EXERCISE DESCRIPTION
Repeat the data that follows, word for word, without the images.

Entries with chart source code
—————
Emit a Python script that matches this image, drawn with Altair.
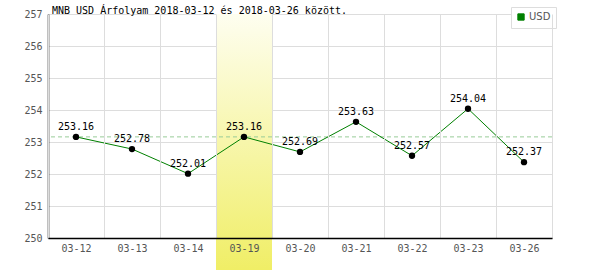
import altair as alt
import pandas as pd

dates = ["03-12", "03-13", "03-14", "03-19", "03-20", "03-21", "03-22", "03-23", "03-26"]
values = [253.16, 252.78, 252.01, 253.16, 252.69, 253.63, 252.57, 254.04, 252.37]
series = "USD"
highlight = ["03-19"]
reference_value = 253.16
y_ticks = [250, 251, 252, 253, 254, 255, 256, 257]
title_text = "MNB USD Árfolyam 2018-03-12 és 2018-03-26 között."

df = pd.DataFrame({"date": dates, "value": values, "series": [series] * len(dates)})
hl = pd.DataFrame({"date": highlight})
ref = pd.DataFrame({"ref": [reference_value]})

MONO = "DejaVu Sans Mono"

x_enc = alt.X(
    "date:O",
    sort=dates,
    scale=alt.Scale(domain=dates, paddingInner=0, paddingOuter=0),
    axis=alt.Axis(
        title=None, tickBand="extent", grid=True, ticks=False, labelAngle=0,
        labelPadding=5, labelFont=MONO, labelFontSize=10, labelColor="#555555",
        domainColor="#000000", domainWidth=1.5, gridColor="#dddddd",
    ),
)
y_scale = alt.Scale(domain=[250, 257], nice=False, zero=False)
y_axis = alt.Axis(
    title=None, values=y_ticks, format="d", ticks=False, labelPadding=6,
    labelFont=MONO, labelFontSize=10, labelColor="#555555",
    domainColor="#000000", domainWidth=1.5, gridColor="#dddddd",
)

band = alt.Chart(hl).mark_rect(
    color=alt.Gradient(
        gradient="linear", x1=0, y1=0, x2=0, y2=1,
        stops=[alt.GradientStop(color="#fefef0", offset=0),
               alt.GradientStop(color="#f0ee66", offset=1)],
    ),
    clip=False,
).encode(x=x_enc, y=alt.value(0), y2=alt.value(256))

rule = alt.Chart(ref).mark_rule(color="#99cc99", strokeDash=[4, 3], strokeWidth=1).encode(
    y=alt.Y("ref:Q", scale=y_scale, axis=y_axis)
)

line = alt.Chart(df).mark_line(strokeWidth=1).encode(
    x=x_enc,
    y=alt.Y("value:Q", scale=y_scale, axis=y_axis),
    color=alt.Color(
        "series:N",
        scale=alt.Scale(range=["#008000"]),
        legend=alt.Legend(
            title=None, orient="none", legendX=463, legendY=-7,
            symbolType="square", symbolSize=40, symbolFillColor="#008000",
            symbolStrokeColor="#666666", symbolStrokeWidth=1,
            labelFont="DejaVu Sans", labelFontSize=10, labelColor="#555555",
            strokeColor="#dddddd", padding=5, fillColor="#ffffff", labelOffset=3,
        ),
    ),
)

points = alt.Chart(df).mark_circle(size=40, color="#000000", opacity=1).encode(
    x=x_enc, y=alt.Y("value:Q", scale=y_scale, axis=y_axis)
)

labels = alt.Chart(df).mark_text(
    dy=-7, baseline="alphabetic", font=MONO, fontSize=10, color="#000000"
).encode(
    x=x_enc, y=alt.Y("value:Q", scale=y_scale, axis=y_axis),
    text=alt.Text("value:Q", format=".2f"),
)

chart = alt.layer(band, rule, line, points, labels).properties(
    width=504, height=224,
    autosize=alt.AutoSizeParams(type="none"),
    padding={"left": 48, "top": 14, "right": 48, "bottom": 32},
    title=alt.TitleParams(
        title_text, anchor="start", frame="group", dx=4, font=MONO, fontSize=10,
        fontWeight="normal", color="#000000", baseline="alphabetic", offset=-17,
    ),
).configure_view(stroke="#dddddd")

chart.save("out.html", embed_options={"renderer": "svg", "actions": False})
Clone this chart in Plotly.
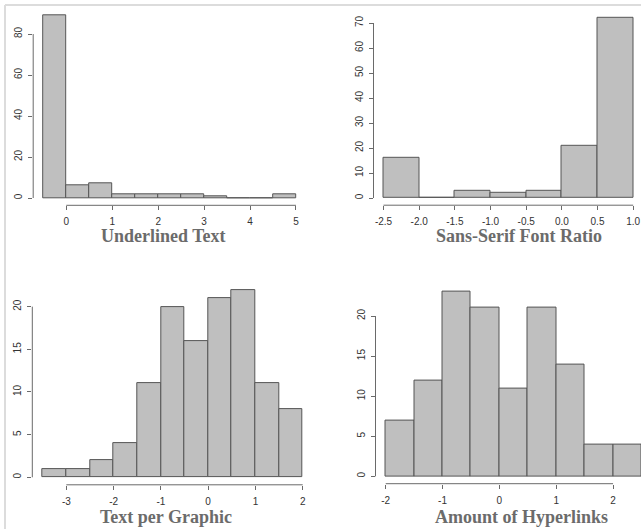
—————
EXERCISE OUTPUT
Emit a Python script that matches this image, drawn with Altair.
import altair as alt
import pandas as pd

dates = ["03-12", "03-13", "03-14", "03-19", "03-20", "03-21", "03-22", "03-23", "03-26"]
values = [253.16, 252.78, 252.01, 253.16, 252.69, 253.63, 252.57, 254.04, 252.37]
series = "USD"
highlight = ["03-19"]
reference_value = 253.16
y_ticks = [250, 251, 252, 253, 254, 255, 256, 257]
title_text = "MNB USD Árfolyam 2018-03-12 és 2018-03-26 között."

df = pd.DataFrame({"date": dates, "value": values, "series": [series] * len(dates)})
hl = pd.DataFrame({"date": highlight})
ref = pd.DataFrame({"ref": [reference_value]})

MONO = "DejaVu Sans Mono"

x_enc = alt.X(
    "date:O",
    sort=dates,
    scale=alt.Scale(domain=dates, paddingInner=0, paddingOuter=0),
    axis=alt.Axis(
        title=None, tickBand="extent", grid=True, ticks=False, labelAngle=0,
        labelPadding=5, labelFont=MONO, labelFontSize=10, labelColor="#555555",
        domainColor="#000000", domainWidth=1.5, gridColor="#dddddd",
    ),
)
y_scale = alt.Scale(domain=[250, 257], nice=False, zero=False)
y_axis = alt.Axis(
    title=None, values=y_ticks, format="d", ticks=False, labelPadding=6,
    labelFont=MONO, labelFontSize=10, labelColor="#555555",
    domainColor="#000000", domainWidth=1.5, gridColor="#dddddd",
)

band = alt.Chart(hl).mark_rect(
    color=alt.Gradient(
        gradient="linear", x1=0, y1=0, x2=0, y2=1,
        stops=[alt.GradientStop(color="#fefef0", offset=0),
               alt.GradientStop(color="#f0ee66", offset=1)],
    ),
    clip=False,
).encode(x=x_enc, y=alt.value(0), y2=alt.value(256))

rule = alt.Chart(ref).mark_rule(color="#99cc99", strokeDash=[4, 3], strokeWidth=1).encode(
    y=alt.Y("ref:Q", scale=y_scale, axis=y_axis)
)

line = alt.Chart(df).mark_line(strokeWidth=1).encode(
    x=x_enc,
    y=alt.Y("value:Q", scale=y_scale, axis=y_axis),
    color=alt.Color(
        "series:N",
        scale=alt.Scale(range=["#008000"]),
        legend=alt.Legend(
            title=None, orient="none", legendX=463, legendY=-7,
            symbolType="square", symbolSize=40, symbolFillColor="#008000",
            symbolStrokeColor="#666666", symbolStrokeWidth=1,
            labelFont="DejaVu Sans", labelFontSize=10, labelColor="#555555",
            strokeColor="#dddddd", padding=5, fillColor="#ffffff", labelOffset=3,
        ),
    ),
)

points = alt.Chart(df).mark_circle(size=40, color="#000000", opacity=1).encode(
    x=x_enc, y=alt.Y("value:Q", scale=y_scale, axis=y_axis)
)

labels = alt.Chart(df).mark_text(
    dy=-7, baseline="alphabetic", font=MONO, fontSize=10, color="#000000"
).encode(
    x=x_enc, y=alt.Y("value:Q", scale=y_scale, axis=y_axis),
    text=alt.Text("value:Q", format=".2f"),
)

chart = alt.layer(band, rule, line, points, labels).properties(
    width=504, height=224,
    autosize=alt.AutoSizeParams(type="none"),
    padding={"left": 48, "top": 14, "right": 48, "bottom": 32},
    title=alt.TitleParams(
        title_text, anchor="start", frame="group", dx=4, font=MONO, fontSize=10,
        fontWeight="normal", color="#000000", baseline="alphabetic", offset=-17,
    ),
).configure_view(stroke="#dddddd")

chart.save("out.html", embed_options={"renderer": "svg", "actions": False})
Clone this chart in Plotly.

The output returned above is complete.